*Collected material*.
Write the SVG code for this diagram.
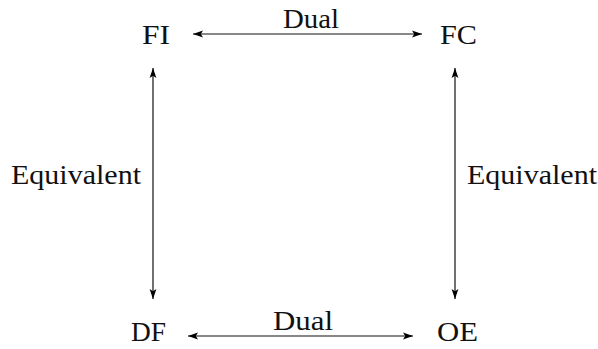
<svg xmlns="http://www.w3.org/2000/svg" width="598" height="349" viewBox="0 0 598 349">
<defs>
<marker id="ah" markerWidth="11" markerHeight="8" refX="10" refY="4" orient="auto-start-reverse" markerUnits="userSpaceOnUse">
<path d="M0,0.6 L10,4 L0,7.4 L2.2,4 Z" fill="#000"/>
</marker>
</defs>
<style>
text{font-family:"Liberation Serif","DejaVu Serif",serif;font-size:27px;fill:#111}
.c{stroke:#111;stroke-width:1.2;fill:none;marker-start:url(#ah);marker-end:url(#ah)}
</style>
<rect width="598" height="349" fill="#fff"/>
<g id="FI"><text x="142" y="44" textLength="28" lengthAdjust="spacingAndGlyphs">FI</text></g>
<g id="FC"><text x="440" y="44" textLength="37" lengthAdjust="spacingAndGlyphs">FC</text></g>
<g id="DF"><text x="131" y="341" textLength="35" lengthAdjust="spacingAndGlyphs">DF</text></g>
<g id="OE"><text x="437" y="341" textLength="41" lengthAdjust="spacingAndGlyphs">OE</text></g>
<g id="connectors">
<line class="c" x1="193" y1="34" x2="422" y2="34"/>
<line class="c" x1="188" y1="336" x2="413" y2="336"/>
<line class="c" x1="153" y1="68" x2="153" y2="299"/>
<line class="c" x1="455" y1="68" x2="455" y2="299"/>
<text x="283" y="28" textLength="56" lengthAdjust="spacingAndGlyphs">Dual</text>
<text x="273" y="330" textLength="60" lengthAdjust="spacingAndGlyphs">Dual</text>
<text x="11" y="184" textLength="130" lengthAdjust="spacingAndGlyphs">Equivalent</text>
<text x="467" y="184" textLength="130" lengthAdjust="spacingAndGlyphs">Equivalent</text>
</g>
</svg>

*What is expected*.
Give an exact reproduction of every line, leaving out any picture.

*Solved problem*.
Write the SVG code for this diagram.
<svg xmlns="http://www.w3.org/2000/svg" width="598" height="349" viewBox="0 0 598 349">
<defs>
<marker id="ah" markerWidth="11" markerHeight="8" refX="10" refY="4" orient="auto-start-reverse" markerUnits="userSpaceOnUse">
<path d="M0,0.6 L10,4 L0,7.4 L2.2,4 Z" fill="#000"/>
</marker>
</defs>
<style>
text{font-family:"Liberation Serif","DejaVu Serif",serif;font-size:27px;fill:#111}
.c{stroke:#111;stroke-width:1.2;fill:none;marker-start:url(#ah);marker-end:url(#ah)}
</style>
<rect width="598" height="349" fill="#fff"/>
<g id="FI"><text x="142" y="44" textLength="28" lengthAdjust="spacingAndGlyphs">FI</text></g>
<g id="FC"><text x="440" y="44" textLength="37" lengthAdjust="spacingAndGlyphs">FC</text></g>
<g id="DF"><text x="131" y="341" textLength="35" lengthAdjust="spacingAndGlyphs">DF</text></g>
<g id="OE"><text x="437" y="341" textLength="41" lengthAdjust="spacingAndGlyphs">OE</text></g>
<g id="connectors">
<line class="c" x1="193" y1="34" x2="422" y2="34"/>
<line class="c" x1="188" y1="336" x2="413" y2="336"/>
<line class="c" x1="153" y1="68" x2="153" y2="299"/>
<line class="c" x1="455" y1="68" x2="455" y2="299"/>
<text x="283" y="28" textLength="56" lengthAdjust="spacingAndGlyphs">Dual</text>
<text x="273" y="330" textLength="60" lengthAdjust="spacingAndGlyphs">Dual</text>
<text x="11" y="184" textLength="130" lengthAdjust="spacingAndGlyphs">Equivalent</text>
<text x="467" y="184" textLength="130" lengthAdjust="spacingAndGlyphs">Equivalent</text>
</g>
</svg>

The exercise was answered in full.